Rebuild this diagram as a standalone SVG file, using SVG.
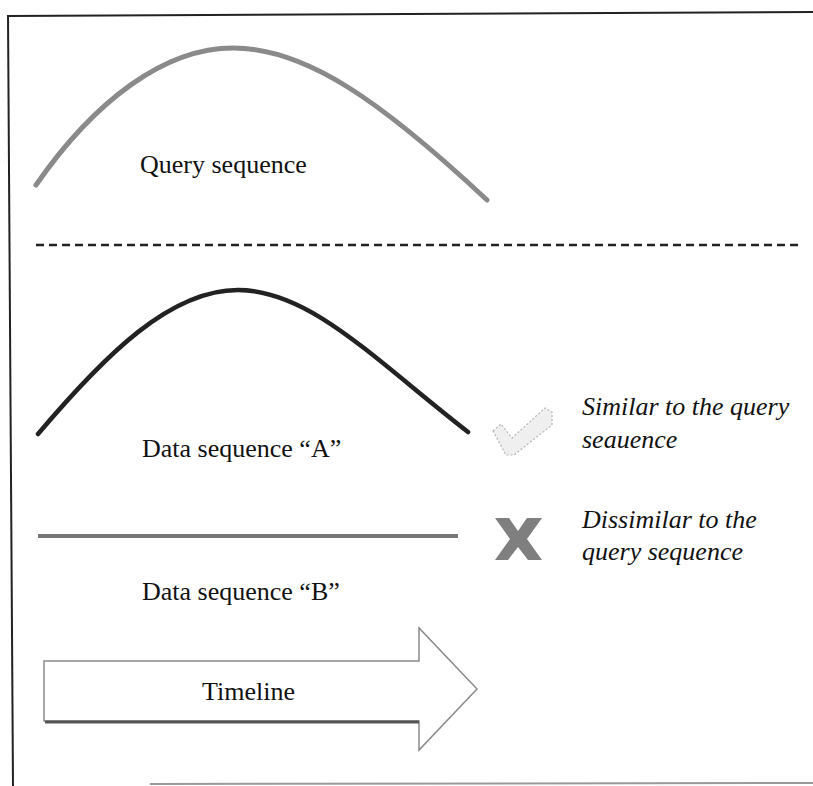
<svg xmlns="http://www.w3.org/2000/svg" width="813" height="786" viewBox="0 0 813 786">
  <style>
    .lbl { font-family: "Liberation Serif", "Times New Roman", serif; font-size: 26px; fill: #111; }
    .ital { font-family: "Liberation Serif", "Times New Roman", serif; font-size: 26px; font-style: italic; fill: #111; }
    .frame { stroke: #222; stroke-width: 2; fill: none; }
  </style>
  <rect width="813" height="786" fill="#ffffff"/>
  <g id="frame">
    <line class="frame" x1="8" y1="16" x2="813" y2="12"/>
    <line class="frame" x1="8" y1="15" x2="13" y2="786"/>
    <line x1="150" y1="784" x2="813" y2="783" stroke="#999" stroke-width="2"/>
  </g>
  <g id="query">
    <path d="M36,185 C95,100 165,48 233,48 C305,48 380,100 487,200" fill="none" stroke="#8a8a8a" stroke-width="5" stroke-linecap="round"/>
    <text class="lbl" x="140" y="173">Query sequence</text>
  </g>
  <g id="separator">
    <line x1="36" y1="245" x2="800" y2="245" stroke="#222" stroke-width="2.5" stroke-dasharray="8,5"/>
  </g>
  <g id="seqA">
    <path d="M38,434 C105,355 170,290 238,290 C310,290 375,360 468,432" fill="none" stroke="#222" stroke-width="4.5" stroke-linecap="round"/>
    <text class="lbl" x="142" y="457">Data sequence “A”</text>
  </g>
  <g id="similar">
    <path d="M493,431 L501,424 L512,438 L545,408 L552,412 L552,425 L514,455 L506,455 Z" fill="#efefef" stroke="#b5b5b5" stroke-width="1.2" stroke-dasharray="2,2"/>
    <text class="ital" x="582" y="415">Similar to the query</text>
    <text class="ital" x="582" y="448">seauence</text>
  </g>
  <g id="seqB">
    <line x1="38" y1="536" x2="458" y2="536" stroke="#777" stroke-width="4"/>
    <text class="lbl" x="142" y="600">Data sequence “B”</text>
  </g>
  <g id="dissimilar">
    <path d="M495,518 L509,518 L518,531 L527,518 L542,518 L527,539 L542,560 L528,560 L518,547 L508,560 L495,560 L510,539 Z" fill="#7f7f7f"/>
    <text class="ital" x="582" y="528">Dissimilar to the</text>
    <text class="ital" x="582" y="560">query sequence</text>
  </g>
  <g id="timeline">
    <path d="M44,661 L419,661 L419,628 L477,689 L419,750 L419,721 L44,721 Z" fill="#ffffff" stroke="#8a8a8a" stroke-width="1.5"/>
    <line x1="45" y1="722" x2="419" y2="722" stroke="#555" stroke-width="3"/>
    <text class="lbl" x="202" y="700">Timeline</text>
  </g>
</svg>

▸ **Exercise prompt**: From the data above, write out everything exactly except the pictures.

▸ **Answer to this task**:
Rebuild this diagram as a standalone SVG file, using SVG.
<svg xmlns="http://www.w3.org/2000/svg" width="813" height="786" viewBox="0 0 813 786">
  <style>
    .lbl { font-family: "Liberation Serif", "Times New Roman", serif; font-size: 26px; fill: #111; }
    .ital { font-family: "Liberation Serif", "Times New Roman", serif; font-size: 26px; font-style: italic; fill: #111; }
    .frame { stroke: #222; stroke-width: 2; fill: none; }
  </style>
  <rect width="813" height="786" fill="#ffffff"/>
  <g id="frame">
    <line class="frame" x1="8" y1="16" x2="813" y2="12"/>
    <line class="frame" x1="8" y1="15" x2="13" y2="786"/>
    <line x1="150" y1="784" x2="813" y2="783" stroke="#999" stroke-width="2"/>
  </g>
  <g id="query">
    <path d="M36,185 C95,100 165,48 233,48 C305,48 380,100 487,200" fill="none" stroke="#8a8a8a" stroke-width="5" stroke-linecap="round"/>
    <text class="lbl" x="140" y="173">Query sequence</text>
  </g>
  <g id="separator">
    <line x1="36" y1="245" x2="800" y2="245" stroke="#222" stroke-width="2.5" stroke-dasharray="8,5"/>
  </g>
  <g id="seqA">
    <path d="M38,434 C105,355 170,290 238,290 C310,290 375,360 468,432" fill="none" stroke="#222" stroke-width="4.5" stroke-linecap="round"/>
    <text class="lbl" x="142" y="457">Data sequence “A”</text>
  </g>
  <g id="similar">
    <path d="M493,431 L501,424 L512,438 L545,408 L552,412 L552,425 L514,455 L506,455 Z" fill="#efefef" stroke="#b5b5b5" stroke-width="1.2" stroke-dasharray="2,2"/>
    <text class="ital" x="582" y="415">Similar to the query</text>
    <text class="ital" x="582" y="448">seauence</text>
  </g>
  <g id="seqB">
    <line x1="38" y1="536" x2="458" y2="536" stroke="#777" stroke-width="4"/>
    <text class="lbl" x="142" y="600">Data sequence “B”</text>
  </g>
  <g id="dissimilar">
    <path d="M495,518 L509,518 L518,531 L527,518 L542,518 L527,539 L542,560 L528,560 L518,547 L508,560 L495,560 L510,539 Z" fill="#7f7f7f"/>
    <text class="ital" x="582" y="528">Dissimilar to the</text>
    <text class="ital" x="582" y="560">query sequence</text>
  </g>
  <g id="timeline">
    <path d="M44,661 L419,661 L419,628 L477,689 L419,750 L419,721 L44,721 Z" fill="#ffffff" stroke="#8a8a8a" stroke-width="1.5"/>
    <line x1="45" y1="722" x2="419" y2="722" stroke="#555" stroke-width="3"/>
    <text class="lbl" x="202" y="700">Timeline</text>
  </g>
</svg>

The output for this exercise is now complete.